The Use of Lateral Thinking

Two or three weeks ago something reminded me of the Oblique Strategies card deck that Brian Eno and Peter Schmidt created. Reading its Wikipedia page I’ve spotted a reference to lateral thinking, which was new to me and I thought I’d look that up as well. Eventually it turned out that lateral thinking is quite a new concept and has been coined in the 1960’s by Edward de Bono. I’ve ordered a used copy of his book and started reading a few days ago – this is my overview (or review) of the book.

First of all, this book is very well written. It’s thorough yet easy to understand, which I think is quite rare nowadays. It is also very short (140 pages, pocket-sized), which is very encouraging – it took me about a week to read it and I did not have much time recently.
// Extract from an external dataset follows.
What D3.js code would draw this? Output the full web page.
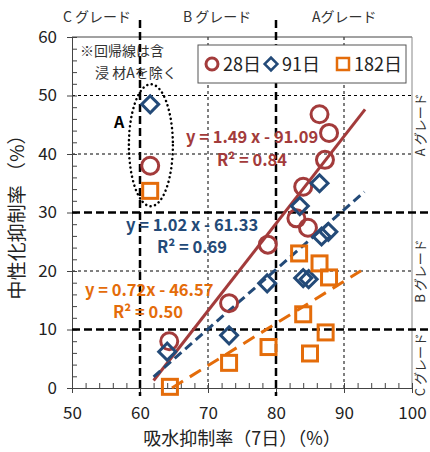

My key takeaways from this book are:

  • Awareness of the different approaches to problem solving.
  • Understanding of the differences between “vertical” and “lateral” thinking and when each of them is applicable.
  • A bunch of techniques to be used when approaching problems. Among them there are:
    • identification of the dominant idea / approach,
    • searching for inspiration outside of the problem domain,
    • playing around with things.
  • Understanding of how patterns and relations between them lead to their compositions being complex.

The last point is quite interesting because it’s more related to human perception and complexity, not to lateral thinking itself. It boils down to the following observation:

  1. When we explain (or reason about, or design) a complex concept, we can break it into several smaller pieces that are easier to understand.
  2. If the pieces are too simple, relations between them will probably be quite complex. When those pieces are complex, relations between them will be less complex.

This and the fact that lateral thinking is the opposite of being fixed on a single approach, reminded me of the DDD book by Eric Evans, where he states that the ubiquitous language should not be frozen: it should develop in parallel to the model and the software. It is obviously a good fit, since polishing our understanding of the domain of our software sometimes requires looking at things from different angles.

I have already started using some of the techniques mentioned in this book and I’m very fond of these new tools. I think I’ll be practicing more in the nearest future to develop my “lateral muscles”.

This is the second book about thinking I have read this year and I think both of them should be mandatory reading for everybody as they help us use the most powerful tool each of us has got: our minds.